Table tennis, otherwise known as ping-pong, is an incredibly fun and addicting game that has survived the ages. Everyone, young and old, has at least heard of this sport. In a lot of countries, there are even professional teams, and table tennis is as popular a spectator sport to watch as football. However, you don’t have to be a professional to play table tennis. Table tennis is an easy game to learn and is truly fun for all ages.
Learn the basics. The basics of table tennis is to hit the ball back and forth between opponents with only allowing one bounce (or no bounce in some cases). You rally like this until the ball leaves the table, does not make it over the net, or bounces twice on the same side of the net.
Learn how to score. Scoring for table tennis is fairly simple. A point is scored if either opponent hits the ball more than once, hits the ball off the table, lets the ball bounce twice on their side, or is unable to make the ball over the net.
Learn who serves. The game usually starts out with a rally to see who serves first. The winner of the rally gets to serve first. That person will serve five times and then it is the opponent’s turn to serve. A server gets two chances to get the ball over the net. If they are unable to get the ball over the net on the second try, their opponent receives a point. The winner must win by two points.
Learn the technique. Once you have gotten good at getting the ball over the net, it’s time to learn technique. There are many different ways to hit the ball to gain an advantage over your opponent. Small things like hitting the ball with an upward motion can cause the ball to spin whichever direction you wish. When you can get spin on the ball, it affects how your opponent is able to return the ball. It can also affect the direction the ball goes when it hits the table. You can also learn a “slammer” in which the ball is high enough for you to direct the ball (much like a spike in volleyball) down at a high speed to your opponent’s side of the net. Backhand and forehand also will play a part in how your ball will land on your opponent’s side.
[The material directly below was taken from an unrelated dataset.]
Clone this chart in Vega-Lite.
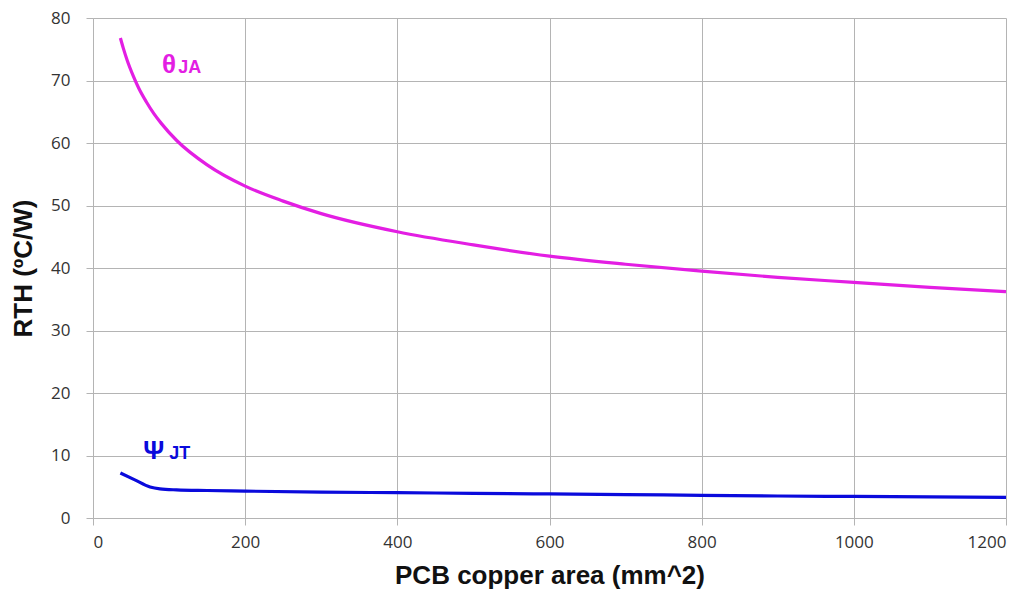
{
  "$schema": "https://vega.github.io/schema/vega-lite/v6.json",
  "width": 913,
  "height": 500,
  "autosize": {"type": "none"},
  "padding": {"left": 93, "top": 18, "right": 26, "bottom": 78},
  "background": "white",
  "config": {
    "view": {"stroke": null},
    "font": "Liberation Sans",
    "axis": {
      "gridColor": "#b4b4b4",
      "gridWidth": 1,
      "domainColor": "#b4b4b4",
      "tickColor": "#b4b4b4",
      "tickSize": 7,
      "labelFont": "Open Sans",
      "labelFontSize": 17,
      "labelColor": "#333333",
      "titleFont": "Liberation Sans",
      "titleFontSize": 26,
      "titleFontWeight": "bold",
      "titleColor": "#111111"
    }
  },
  "datasets": {
    "curves": [
      {"area": 36, "r": 76.8, "series": "θJA"},
      {"area": 40, "r": 75.1, "series": "θJA"},
      {"area": 45, "r": 73.2, "series": "θJA"},
      {"area": 53, "r": 70.7, "series": "θJA"},
      {"area": 60, "r": 68.8, "series": "θJA"},
      {"area": 70, "r": 66.6, "series": "θJA"},
      {"area": 80, "r": 64.7, "series": "θJA"},
      {"area": 90, "r": 63.1, "series": "θJA"},
      {"area": 110, "r": 60.4, "series": "θJA"},
      {"area": 150, "r": 56.5, "series": "θJA"},
      {"area": 200, "r": 53.1, "series": "θJA"},
      {"area": 250, "r": 50.7, "series": "θJA"},
      {"area": 300, "r": 48.7, "series": "θJA"},
      {"area": 400, "r": 45.8, "series": "θJA"},
      {"area": 500, "r": 43.7, "series": "θJA"},
      {"area": 600, "r": 41.9, "series": "θJA"},
      {"area": 700, "r": 40.6, "series": "θJA"},
      {"area": 800, "r": 39.5, "series": "θJA"},
      {"area": 900, "r": 38.5, "series": "θJA"},
      {"area": 1000, "r": 37.7, "series": "θJA"},
      {"area": 1100, "r": 36.9, "series": "θJA"},
      {"area": 1200, "r": 36.2, "series": "θJA"},
      {"area": 36, "r": 7.2, "series": "ψJT"},
      {"area": 55, "r": 6.1, "series": "ψJT"},
      {"area": 75, "r": 4.95, "series": "ψJT"},
      {"area": 88, "r": 4.65, "series": "ψJT"},
      {"area": 110, "r": 4.5, "series": "ψJT"},
      {"area": 150, "r": 4.4, "series": "ψJT"},
      {"area": 200, "r": 4.3, "series": "ψJT"},
      {"area": 300, "r": 4.15, "series": "ψJT"},
      {"area": 400, "r": 4.05, "series": "ψJT"},
      {"area": 500, "r": 3.95, "series": "ψJT"},
      {"area": 600, "r": 3.85, "series": "ψJT"},
      {"area": 700, "r": 3.75, "series": "ψJT"},
      {"area": 800, "r": 3.62, "series": "ψJT"},
      {"area": 900, "r": 3.52, "series": "ψJT"},
      {"area": 1000, "r": 3.45, "series": "ψJT"},
      {"area": 1100, "r": 3.38, "series": "ψJT"},
      {"area": 1200, "r": 3.3, "series": "ψJT"}
    ],
    "mainLabels": [
      {"area": 100, "r": 71.2, "text": "θ", "series": "θJA"},
      {"area": 80, "r": 9.45, "text": "Ψ", "series": "ψJT"}
    ],
    "subLabels": [
      {"area": 127, "r": 71.2, "text": "JA", "series": "θJA"},
      {"area": 114, "r": 9.45, "text": "JT", "series": "ψJT"}
    ]
  },
  "encoding": {
    "x": {
      "field": "area",
      "type": "quantitative",
      "scale": {"domain": [0, 1200], "nice": false},
      "axis": {"values": [0, 200, 400, 600, 800, 1000, 1200], "format": "d", "title": "PCB copper area (mm^2)", "labelPadding": 9, "titlePadding": 12}
    },
    "y": {
      "field": "r",
      "type": "quantitative",
      "scale": {"domain": [0, 80], "nice": false},
      "axis": {"values": [0, 10, 20, 30, 40, 50, 60, 70, 80], "title": "RTH (ºC/W)", "labelPadding": 16, "titlePadding": 14}
    },
    "color": {
      "field": "series",
      "type": "nominal",
      "scale": {"domain": ["θJA", "ψJT"], "range": ["#e31ee3", "#0a0adc"]},
      "legend": null
    }
  },
  "layer": [
    {
      "data": {"name": "curves"},
      "mark": {"type": "line", "strokeWidth": 3.2, "interpolate": "monotone"}
    },
    {
      "data": {"name": "mainLabels"},
      "mark": {"type": "text", "fontSize": 26, "font": "Liberation Sans", "fontWeight": "bold", "align": "center", "baseline": "alphabetic"},
      "encoding": {"text": {"field": "text"}}
    },
    {
      "data": {"name": "subLabels"},
      "mark": {"type": "text", "fontSize": 18, "font": "Liberation Sans", "fontWeight": "bold", "align": "center", "baseline": "alphabetic"},
      "encoding": {"text": {"field": "text"}}
    }
  ]
}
Changing your technique constantly will keep your opponent guessing and give you a greater chance of winning.
Learn advanced tactics. Once you have learned all the different ways to hit the ball, it’s time to direct the ball to specific quadrants of your opponent’s side of the net. Much like tennis, you want to watch where your opponent is relative to the table, and hit the ball to the opposite corner. Or if your opponent is far back from the table, it’s a perfect opportunity to hit short. This forces your opponent to have to move his position constantly to reach and return the ball.